Counts v. Yancey Bros.

Carley, Judge.

In her original complaint, appellant-plaintiff sought to enjoin appellee-defendant from selling certain personalty in which both claimed a security interest. When the trial court refused to grant injunctive relief, she amended her complaint so as to state a cause of action against appellee for conversion. A bench trial was conducted. At the close of appellant’s evidence, appellee moved for an involuntary dismissal of the complaint pursuant to OCGA § 9-11-41 (b). The trial court granted appellee’s motion. Appellant appeals from the order of dismissal entered by the trial court.

1. Appellant enumerates as error the trial court’s denial of her motion for summary judgment. “ ‘Since the case has already been tried, the enumeration of error complaining of the denial of [appellant’s] motion for summary judgment is not meritorious. [Cits.]’ [Cits.]” Colonial Penn Ins. Co. v. Hart, 162 Ga. App. 333, 334 (1) (291 SE2d 410) (1982).

2. In support of appellant’s enumeration of the trial court’s grant of appellee’s motion for involuntary dismissal as erroneous, she asserts that the evidence showed, as a matter of law, the priority of her security interest in the subject property over the security interest held by appellee therein.

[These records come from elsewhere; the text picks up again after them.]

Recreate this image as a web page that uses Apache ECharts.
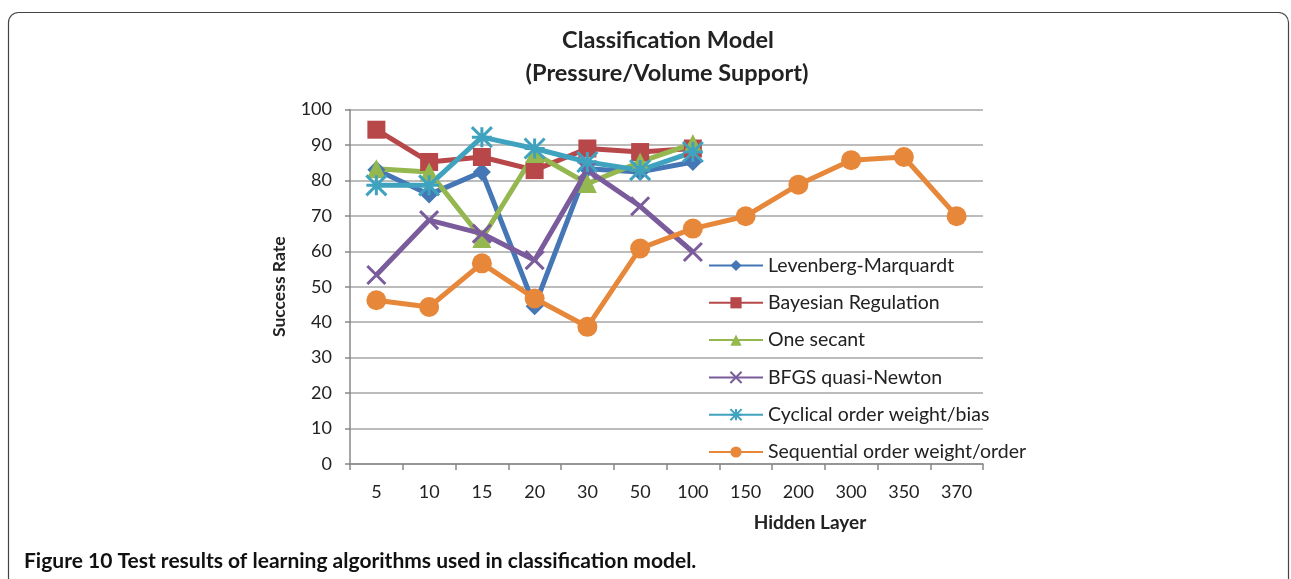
<!DOCTYPE html>
<html>
<head>
<meta charset="utf-8">
<script src="https://cdn.jsdelivr.net/npm/echarts@6/dist/echarts.min.js"></script>
<style>
  html, body { margin: 0; padding: 0; background: #fff; overflow: hidden; }
  #chart { width: 1291px; height: 579px; }
</style>
</head>
<body>
<div id="chart"></div>
<script>
// hidden layer sizes (x categories)
var hiddenLayers = ['5', '10', '15', '20', '30', '50', '100', '150', '200', '300', '350', '370'];
var yTicks = [0, 100, 10]; // min, max, step

// success rate per algorithm
var levenberg  = [83, 76, 82.4, 44.5, 83.3, 82.4, 85.2];
var bayesian   = [94.3, 85.2, 86.6, 82.9, 89, 88, 89];
var oneSecant  = [83.3, 82.4, 63.6, 87.6, 79.1, 85.2, 90.4];
var bfgs       = [53.3, 68.8, 65, 57.5, 82.9, 72.7, 59.8];
var cyclical   = [78.6, 78.6, 92.2, 89, 85.2, 82.9, 88];
var sequential = [46.2, 44.3, 56.6, 46.7, 38.7, 60.8, 66.4, 69.9, 78.8, 85.7, 86.6, 69.9];

var FONT = 'Lato';
var chart = echarts.init(document.getElementById('chart'));

function mkSeries(name, data, color, symbol, size, stroke) {
  return {
    name: name,
    type: 'line',
    data: data,
    symbol: symbol,
    symbolSize: size,
    showAllSymbol: true,
    lineStyle: { color: color, width: 5 },
    itemStyle: { color: stroke ? 'rgba(0,0,0,0)' : color, borderColor: color, borderWidth: stroke ? 3 : 0 },
    emphasis: { disabled: true }
  };
}

chart.setOption({
  animation: false,
  textStyle: { fontFamily: FONT },
  grid: { left: 350, right: 308, top: 109.5, bottom: 115 },
  legend: {
    orient: 'vertical',
    left: 708,
    top: 254.5,
    padding: 0,
    itemWidth: 54,
    itemHeight: 14,
    itemGap: 15.3,
    textStyle: { fontSize: 19.5, color: '#222', lineHeight: 22, fontFamily: FONT }
  },
  xAxis: {
    type: 'category',
    data: hiddenLayers,
    boundaryGap: true,
    axisLine: { lineStyle: { color: '#888', width: 1.5 } },
    axisTick: { show: true, length: 6, lineStyle: { color: '#888', width: 1.5 } },
    axisLabel: { fontSize: 18, color: '#222', margin: 19 }
  },
  yAxis: {
    type: 'value',
    min: yTicks[0],
    max: yTicks[1],
    interval: yTicks[2],
    name: 'Success Rate',
    nameLocation: 'middle',
    nameGap: 62,
    nameTextStyle: { fontSize: 17.5, fontWeight: 'bold', color: '#222' },
    axisLine: { show: true, lineStyle: { color: '#888', width: 1.5 } },
    axisTick: { show: true, length: 5, lineStyle: { color: '#888', width: 1.5 } },
    axisLabel: { fontSize: 18, color: '#222', margin: 18 },
    splitLine: { lineStyle: { color: '#a6a6a6', width: 1.5 } }
  },
  graphic: [
    { type: 'rect', shape: { x: 8.5, y: 12.5, width: 1280, height: 640, r: 10 },
      style: { fill: 'none', stroke: '#444', lineWidth: 1.2 }, silent: true },
    { type: 'text', x: 668, y: 40, style: { text: 'Classification Model', fontSize: 23.5, fontWeight: 'bold',
      fontFamily: FONT, fill: '#222', align: 'center', verticalAlign: 'middle' } },
    { type: 'text', x: 667, y: 73, style: { text: '(Pressure/Volume Support)', fontSize: 23.5, fontWeight: 'bold',
      fontFamily: FONT, fill: '#222', align: 'center', verticalAlign: 'middle' } },
    { type: 'text', x: 810, y: 523, style: { text: 'Hidden Layer', fontSize: 19, fontWeight: 'bold',
      fontFamily: FONT, fill: '#222', align: 'center', verticalAlign: 'middle' } },
    { type: 'text', x: 24, y: 561, style: { text: 'Figure 10 Test results of learning algorithms used in classification model.',
      fontSize: 21, fontWeight: 'bold', fontFamily: FONT, fill: '#111', align: 'left', verticalAlign: 'middle' } }
  ],
  series: [
    mkSeries('Levenberg-Marquardt', levenberg, '#4576b5', 'diamond', 18),
    mkSeries('Bayesian Regulation', bayesian, '#b8474a', 'rect', 18),
    mkSeries('One secant', oneSecant, '#95b74f', 'triangle', 19),
    mkSeries('BFGS quasi-Newton', bfgs, '#7a5b9b', 'path://M0,0L10,10M10,0L0,10', 18, true),
    mkSeries('Cyclical order weight/bias', cyclical, '#3fa3bf', 'path://M5,0L5,10M0,0L10,10M10,0L0,10M0,5L10,5', 20, true),
    mkSeries('Sequential order weight/order', sequential, '#e6873a', 'circle', 20)
  ]
});
</script>
</body>
</html>
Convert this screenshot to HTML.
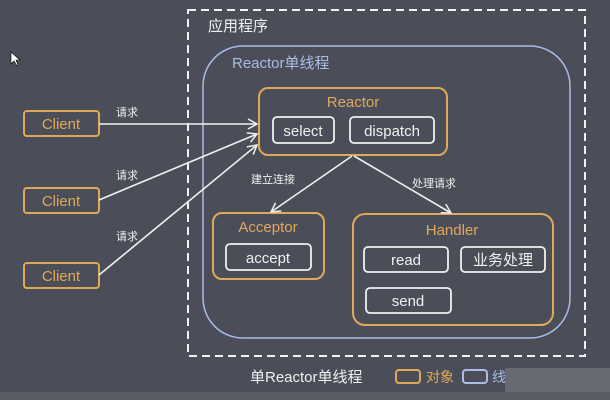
<!DOCTYPE html>
<html><head><meta charset="utf-8"><style>
body{margin:0;width:610px;height:400px;background:#4b4e58;overflow:hidden;font-family:"Liberation Sans","Noto Sans CJK SC",sans-serif}
</style></head><body>
<svg width="610" height="400" xmlns="http://www.w3.org/2000/svg" style="position:absolute;left:0;top:0">
<defs><marker id="a" markerWidth="12" markerHeight="12" refX="10" refY="6" orient="auto" markerUnits="userSpaceOnUse"><path d="M1,1 L10,6 L1,11" fill="none" stroke="#f0f0f0" stroke-width="1.5"/></marker></defs>
<rect x="0" y="392" width="610" height="8" fill="#5a5d66"/>
<rect x="188" y="10" width="397" height="346" fill="none" stroke="#f2f2f2" stroke-width="2" stroke-dasharray="8,5"/>
<text x="208" y="31" font-size="15" fill="#f2f2f2">应用程序</text>
<rect x="203" y="46" width="367" height="292" rx="40" fill="none" stroke="#a9bde6" stroke-width="1.5"/>
<text x="232" y="68" font-size="15" fill="#a9bde6">Reactor单线程</text>
<g fill="none" stroke="#e0a858" stroke-width="2">
<rect x="259" y="88" width="188" height="67" rx="9"/>
<rect x="213" y="213" width="111" height="66" rx="9"/>
<rect x="353" y="214" width="200" height="111" rx="12"/>
<rect x="24" y="111" width="75" height="25" rx="3"/>
<rect x="24" y="188" width="75" height="25" rx="3"/>
<rect x="24" y="263" width="75" height="25" rx="3"/>
<rect x="396" y="370" width="24" height="13" rx="3"/>
</g>
<rect x="463" y="370" width="24" height="13" rx="3" fill="none" stroke="#a9bde6" stroke-width="2"/>
<g fill="none" stroke="#f0f0f0" stroke-width="1.8">
<rect x="273" y="117" width="61" height="26" rx="4"/>
<rect x="350" y="117" width="84" height="26" rx="4"/>
<rect x="226" y="244" width="85" height="26" rx="4"/>
<rect x="364" y="247" width="84" height="25" rx="4"/>
<rect x="461" y="247" width="84" height="25" rx="4"/>
<rect x="366" y="288" width="85" height="25" rx="4"/>
</g>
<g stroke="#f0f0f0" stroke-width="1.6" marker-end="url(#a)">
<line x1="99" y1="124" x2="257" y2="124"/>
<line x1="99" y1="200" x2="257" y2="134"/>
<line x1="99" y1="275" x2="257" y2="145"/>
<line x1="352" y1="156" x2="271" y2="212"/>
<line x1="354" y1="156" x2="451" y2="213"/>
</g>
<g font-size="15" text-anchor="middle">
<text x="353" y="107" fill="#e0a858">Reactor</text>
<text x="268" y="232" fill="#e0a858">Acceptor</text>
<text x="452" y="235" fill="#e0a858">Handler</text>
<text x="61" y="129" fill="#e0a858">Client</text>
<text x="61" y="206" fill="#e0a858">Client</text>
<text x="61" y="281" fill="#e0a858">Client</text>
<text x="303" y="136" fill="#f0f0f0">select</text>
<text x="392" y="136" fill="#f0f0f0">dispatch</text>
<text x="268" y="263" fill="#f0f0f0">accept</text>
<text x="406" y="265" fill="#f0f0f0">read</text>
<text x="503" y="265" fill="#f0f0f0">业务处理</text>
<text x="408" y="306" fill="#f0f0f0">send</text>
</g>
<g font-size="11" fill="#f0f0f0">
<text x="116" y="116">请求</text>
<text x="116" y="179">请求</text>
<text x="116" y="240">请求</text>
<text x="251" y="183">建立连接</text>
<text x="412" y="187">处理请求</text>
</g>
<text x="250" y="382" font-size="15" fill="#f0f0f0">单Reactor单线程</text>
<text x="426" y="382" font-size="14" fill="#e0a858">对象</text>
<text x="492" y="382" font-size="14" fill="#a9bde6">线</text>
<rect x="505" y="368" width="105" height="24" fill="#7a7d85" opacity="0.6"/>
<path d="M11,52 L11,64 L14,61 L17,66 L18,65 L16,60 L20,60 Z" fill="#fff" stroke="#000" stroke-width="0.6"/>
</svg>
</body></html>
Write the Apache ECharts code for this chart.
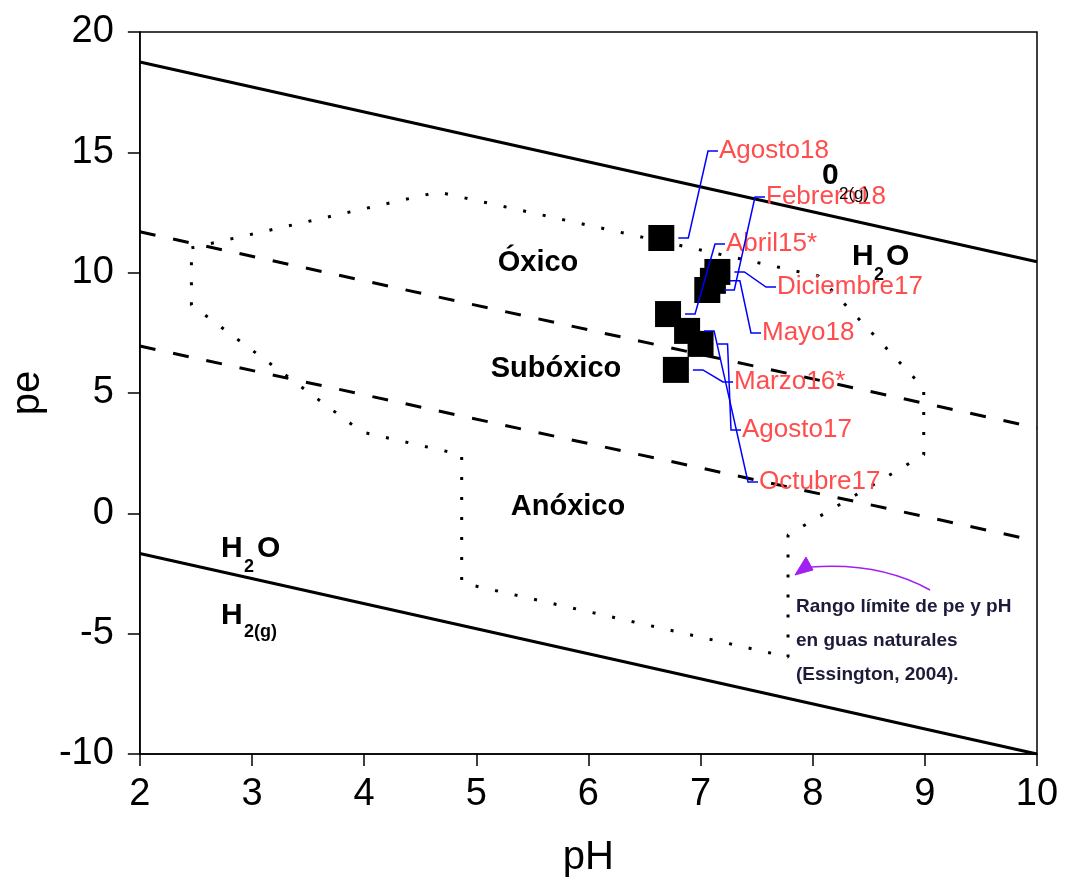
<!DOCTYPE html>
<html><head><meta charset="utf-8">
<script src="https://cdn.jsdelivr.net/npm/echarts@6/dist/echarts.min.js"></script>
<style>html,body{margin:0;padding:0;background:#fff}#c{width:1065px;height:888px}</style>
</head><body><div id="c"></div>
<script>
// ---------- data ----------
const sampleNames = ['Agosto18','Diciembre17','Mayo18','Febrero18','Abril15*','Octubre17','Agosto17','Marzo16*'];
const samplePH = [6.65, 7.15, 7.11, 7.06, 6.71, 6.88, 7.00, 6.78];
const samplePE = [11.44, 10.03, 9.66, 9.28, 8.28, 7.58, 7.04, 5.96];

const o2Line = [[2, 18.75], [10, 10.45]];
const h2Line = [[2, -1.67], [10, -10]];
const oxicBoundary = [[2, 11.7], [10, 3.55]];
const anoxicBoundary = [[2, 6.95], [10, -1.15]];

const rangePH = [2.46, 4.66, 8.05, 8.99, 8.99, 7.78, 7.78, 4.87, 4.87, 3.98, 2.46, 2.46];
const rangePE = [11.03, 13.35, 9.86, 5.21, 2.43, -0.90, -5.97, -2.89, 2.43, 3.38, 8.66, 11.03];

const xTicks = [2, 3, 4, 5, 6, 7, 8, 9, 10];
const yTicks = [-10, -5, 0, 5, 10, 15, 20];

// ---------- styling (pixel positions of annotation labels) ----------
const labelPos = [[719,151],[777,287],[762,333],[766,197],[726,244],[759,482],[742,430],[734,382]];
const FONT = "'Liberation Sans', Arial, sans-serif";
const SQ = 26;

const chart = echarts.init(document.getElementById('c'), null, {renderer: 'canvas'});

function lineSeries(data, type, width) {
  return {
    type: 'line', data: data, showSymbol: false, symbol: 'none', silent: true,
    lineStyle: {color: '#000', width: width, type: type, cap: 'butt'}, z: 1, animation: false
  };
}

chart.setOption({
  animation: false,
  backgroundColor: '#fff',
  grid: {left: 138, top: 32, right: 28, bottom: 134, show: true, borderColor: '#000', borderWidth: 1.5, backgroundColor: 'transparent'},
  xAxis: {
    type: 'value', min: xTicks[0], max: xTicks[xTicks.length - 1], interval: 1,
    name: 'pH', nameLocation: 'middle', nameGap: 84,
    nameTextStyle: {fontSize: 40, color: '#000', fontFamily: FONT},
    axisLine: {show: true, onZero: false, lineStyle: {color: '#000', width: 1.5}},
    axisTick: {show: true, inside: false, length: 12, lineStyle: {color: '#000', width: 1.5}},
    axisLabel: {fontSize: 38, color: '#000', fontFamily: FONT, margin: 22},
    splitLine: {show: false}
  },
  yAxis: {
    type: 'value', min: yTicks[0], max: yTicks[yTicks.length - 1], interval: 5,
    name: 'pe', nameLocation: 'middle', nameGap: 88,
    nameTextStyle: {fontSize: 40, color: '#000', fontFamily: FONT},
    axisLine: {show: true, onZero: false, lineStyle: {color: '#000', width: 1.5}},
    axisTick: {show: true, inside: false, length: 12, lineStyle: {color: '#000', width: 1.5}},
    axisLabel: {fontSize: 38, color: '#000', fontFamily: FONT, margin: 26},
    splitLine: {show: false}
  },
  series: [
    lineSeries(o2Line, 'solid', 3),
    lineSeries(h2Line, 'solid', 3),
    lineSeries(oxicBoundary, [16, 18], 3),
    lineSeries(anoxicBoundary, [16, 18], 3),
    lineSeries(rangePH.map((x, i) => [x, rangePE[i]]), [3, 17], 3),
    {
      type: 'scatter', symbol: 'rect', symbolSize: SQ, z: 3,
      itemStyle: {color: '#000', opacity: 1},
      data: sampleNames.map((n, i) => ({name: n, value: [samplePH[i], samplePE[i]]})),
      label: {show: true, formatter: '{b}', color: '#ff4d4d', fontSize: 26, fontFamily: FONT},
      labelLayout: function (p) {
        const pos = labelPos[p.dataIndex];
        return {x: pos[0], y: pos[1], align: 'left', verticalAlign: 'middle'};
      }
    }
  ]
});

// leader lines from each square to its label
const leaders = sampleNames.map((n, i) => {
  const pt = chart.convertToPixel({gridIndex: 0}, [samplePH[i], samplePE[i]]);
  const lx = labelPos[i][0], ly = labelPos[i][1];
  const ex = pt[0] + SQ / 2 + 4;
  return {
    type: 'polyline', z: 100, silent: true,
    shape: {points: [[lx - 1, ly], [lx - 11, ly], [ex + 10, pt[1]], [ex, pt[1]]]},
    style: {stroke: '#0000ff', lineWidth: 1.5, fill: null}
  };
});

function txt(text, x, y, size, weight, align, color) {
  return {
    type: 'text', z: 100, silent: true, x: x, y: y,
    style: {text: text, font: (weight || 'normal') + ' ' + size + 'px ' + FONT, fill: color || '#000',
      align: align || 'left', verticalAlign: 'middle', textAlign: align || 'left', textVerticalAlign: 'middle'}
  };
}

const texts = [
  txt('Óxico', 538, 263, 29, 'bold', 'center'),
  txt('Subóxico', 556, 369, 29, 'bold', 'center'),
  txt('Anóxico', 568, 507, 29, 'bold', 'center'),
  // H2O / H2(g) lower
  txt('H', 221, 549, 30, 'bold'),
  txt('2', 244, 567, 18, 'bold'),
  txt('O', 257, 549, 30, 'bold'),
  txt('H', 221, 616, 30, 'bold'),
  txt('2(g)', 244, 632, 18, 'bold'),
  // O2(g) / H2O upper
  txt('0', 822, 176, 30, 'bold'),
  txt('2(g)', 839, 194, 17, 'normal'),
  txt('H', 852, 257, 30, 'bold'),
  txt('2', 874, 275, 18, 'bold'),
  txt('O', 886, 257, 30, 'bold'),
  // annotation
  txt('Rango límite de pe y pH', 796, 607, 19, 'bold', 'left', '#1c1c3a'),
  txt('en guas naturales', 796, 641, 19, 'bold', 'left', '#1c1c3a'),
  txt('(Essington, 2004).', 796, 675, 19, 'bold', 'left', '#1c1c3a')
];

const arrow = [
  {type: 'bezierCurve', z: 100, silent: true,
    shape: {x1: 930, y1: 590, x2: 811, y2: 567, cpx1: 880, cpy1: 562},
    style: {stroke: '#a020f0', lineWidth: 1.5, fill: null}},
  {type: 'polygon', z: 100, silent: true,
    shape: {points: [[795, 575], [806, 557], [813, 570]]},
    style: {fill: '#a020f0', stroke: '#a020f0', lineWidth: 1}}
];

chart.setOption({graphic: {elements: leaders.concat(texts, arrow)}});
</script></body></html>
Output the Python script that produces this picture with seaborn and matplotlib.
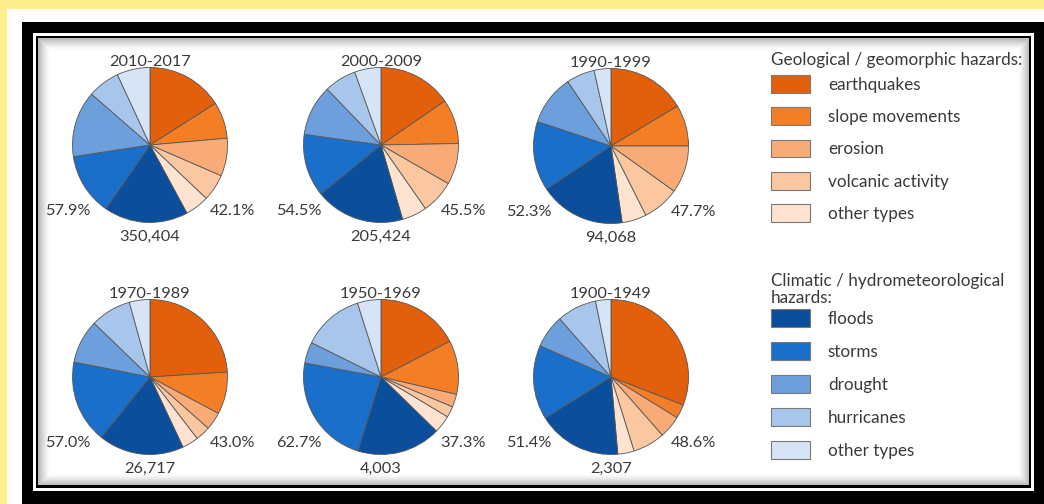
import matplotlib
matplotlib.use("Agg")
import matplotlib.pyplot as plt
import seaborn as sns
from matplotlib.patches import Rectangle, Patch

# Data: share of events (%) per hazard type, clockwise from 12 o'clock
periods = ["2010-2017", "2000-2009", "1990-1999", "1970-1989", "1950-1969", "1900-1949"]
totals = ["350,404", "205,424", "94,068", "26,717", "4,003", "2,307"]

geo_labels = ["earthquakes", "slope movements", "erosion", "volcanic activity", "other types"]
clim_labels = ["floods", "storms", "drought", "hurricanes", "other types"]

geo_shares = [
    [16.0, 7.6, 7.9, 5.6, 5.0],
    [15.4, 9.3, 8.6, 7.0, 5.2],
    [16.4, 8.6, 9.9, 7.7, 5.1],
    [24.0, 8.8, 3.7, 3.1, 3.4],
    [17.4, 11.2, 2.7, 2.3, 3.7],
    [30.9, 2.9, 4.7, 6.7, 3.4],
]
clim_shares = [
    [17.5, 13.0, 13.8, 6.7, 6.9],
    [18.6, 13.1, 10.6, 6.7, 5.5],
    [17.9, 14.5, 10.5, 5.9, 3.5],
    [17.8, 17.3, 9.1, 8.5, 4.3],
    [17.5, 23.1, 4.4, 12.8, 4.9],
    [17.5, 15.5, 6.9, 8.3, 3.2],
]

geo_colors = ["#E2600C", "#F47E26", "#F8AB76", "#FBC7A0", "#FDE3D0"]
clim_colors = ["#0B4E9B", "#1A6FCA", "#6C9FDB", "#A8C6EB", "#D6E4F6"]

sns.set_theme(style="white")
plt.rcParams["font.family"] = ["Lato", "DejaVu Sans"]
txt_color = "#3a3a3a"
pie_fs = 11.8
leg_fs = 12.3

W, H = 1044, 504
fig = plt.figure(figsize=(W / 100, H / 100), dpi=100, facecolor="#FFEE8C")

# frame / background in pixel coordinates
bg = fig.add_axes([0, 0, 1, 1], zorder=-1)
bg.set_xlim(0, W)
bg.set_ylim(H, 0)
bg.axis("off")
bg.add_patch(Rectangle((7, 9), W - 7, H - 9, facecolor="white", edgecolor="none"))
bg.add_patch(Rectangle((22, 22), W - 22, H - 22, facecolor="black", edgecolor="none"))
bg.add_patch(Rectangle((33, 33), 1001, 458, facecolor="white", edgecolor="none"))
bg.add_patch(Rectangle((36, 36), 995, 452, facecolor="black", edgecolor="none"))
bg.add_patch(Rectangle((38, 38), 991, 447, facecolor="white", edgecolor="none"))
# soft inner shadow of the panel
n_sh = 12
for i in range(n_sh):
    bg.add_patch(Rectangle((38 + i, 38 + i), 991 - 2 * i, 447 - 2 * i, fill=False,
                           edgecolor="black", linewidth=1.0,
                           alpha=0.22 * (1 - i / n_sh) ** 1.5))

# pie centres (pixels) and radius
centers = [(150, 145), (381, 145), (611, 146), (150, 377), (381, 377), (611, 377)]
R = 77.5

for k, (cx, cy) in enumerate(centers):
    ax = fig.add_axes([(cx - R) / W, 1 - (cy + R) / H, 2 * R / W, 2 * R / H])
    vals = geo_shares[k] + clim_shares[k]
    ax.pie(vals, colors=geo_colors + clim_colors, startangle=90, counterclock=False,
           radius=1, wedgeprops=dict(edgecolor="#555555", linewidth=0.6))
    ax.set_xlim(-1, 1)
    ax.set_ylim(-1, 1)
    ax.text(0, 1.075, periods[k], ha="center", va="center", fontsize=pie_fs,
            color=txt_color, clip_on=False)
    ax.text(-1.06, -0.855, f"{sum(clim_shares[k]):.1f}%", ha="center", va="center",
            fontsize=pie_fs, color=txt_color, clip_on=False)
    ax.text(1.06, -0.855, f"{sum(geo_shares[k]):.1f}%", ha="center", va="center",
            fontsize=pie_fs, color=txt_color, clip_on=False)
    ax.text(0, -1.19, totals[k], ha="center", va="center", fontsize=pie_fs,
            color=txt_color, clip_on=False)

# legends
def make_handles(colors):
    return [Patch(facecolor=c, edgecolor="#7a7a7a", linewidth=0.8) for c in colors]

leg_kw = dict(frameon=False, fontsize=leg_fs, handlelength=2.28, handleheight=1.2,
              handletextpad=1.05, alignment="left", borderpad=0, borderaxespad=0,
              labelcolor=txt_color, loc="center left")

fig.text(771 / W, 1 - 60.5 / H, "Geological / geomorphic hazards:", fontsize=leg_fs,
         color=txt_color, ha="left", va="center")
fig.legend(make_handles(geo_colors), geo_labels, labelspacing=0.865,
           bbox_to_anchor=(771 / W, 1 - 148.5 / H), **leg_kw)

fig.text(771 / W, 1 - 281 / H, "Climatic / hydrometeorological", fontsize=leg_fs,
         color=txt_color, ha="left", va="center")
fig.text(771 / W, 1 - 298 / H, "hazards:", fontsize=leg_fs,
         color=txt_color, ha="left", va="center")
fig.legend(make_handles(clim_colors), clim_labels, labelspacing=0.905,
           bbox_to_anchor=(771 / W, 1 - 384 / H), **leg_kw)

fig.savefig("out.png", dpi=100, facecolor=fig.get_facecolor())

The evidence was as follows: Appellee originally financed appellant’s purchase of a portion of the property and had a purchase money security interest therein. Accordingly, appellant was a debtor as to appellee and appellee was a secured creditor as to appellant. This debtor-secured creditor relationship between appellant and appellee was evinced by a security agreement which contained a future advances clause (Security Instrument). Thereafter, appellant sold to a third-party that property which secured her debt to appellee. In connection with this transaction, the third-party assumed the debt which appellant owed to appellee and, to the extent of her equity in the property, appellant became a secured party as to the third-party purchaser of the property. This transaction was partially evidenced by an *439agreement. This “Transfer of Equity” agreement provided, in pertinent part: “The consent of [appellee] to the transfer by [appellant] to [the third-] party of [appellant’s] equity in the property . . . shall not operate in any way to relieve or affect [appellant’s] obligations under the Security Instrument, and [appellant] shall remain as fully and completely bound thereby as though the transfer and delivery to [the third-] party had never taken place, or [appellee’s] consent thereto been given.” (Emphasis supplied.)

Decided May 26, 1988 Rehearing denied June 8, 1988 Timothy J. Sweeney, Michael W. McElroy, Craig A. Nance, for appellant.

The effect of this “Transfer of Equity” agreement was clearly to subordinate, to the security interest of appellee, such priority, if any, as appellant might otherwise have had as the holder of a purchase money security interest in the property. See generally OCGA §§ 11-9-316; 11-1-209. Pursuant to the above cited language of the “Transfer of Equity” agreement, appellant remained “fully and completely bound” by the original Security Instrument and, therefore, she remained a debtor as to appellee notwithstanding such future advances as may have been made by appellee to the third-party pursuant to that Security Instrument. Accordingly, appellant, as a debtor to appellee, could assert no priority over appellee’s security interest in the subject property. Therefore, the trial court did not err in granting appellee’s motion for involuntary dismissal of appellant’s complaint.

3. Appellant urges that the trial court erred in granting the motion for involuntary dismissal as to her claim that appellee’s sale of the subject property had been commercially unreasonable. However, under appellant’s own evidence, the commercially reasonable disposition of the property would not have been sufficient to satisfy the entire indebtedness, as to which indebtedness we have held in Division 2 appellant was a debtor as to appellee. Since the commercially reasonable disposition of the property would have resulted in appellant’s continued indebtedness to appellees, it follows that appellee’s disposition of the property could not have caused “any loss” to appellant under OCGA § 11-9-507 (1). Accordingly, the trial court did not err in granting the motion for involuntary dismissal as to appellant’s claim predicated upon the commercial unreasonableness of the sale of the property.

Judgment affirmed.

Deen, P. J., and Sognier, J., concur. Marshall L. Helms, Jr., for appellee.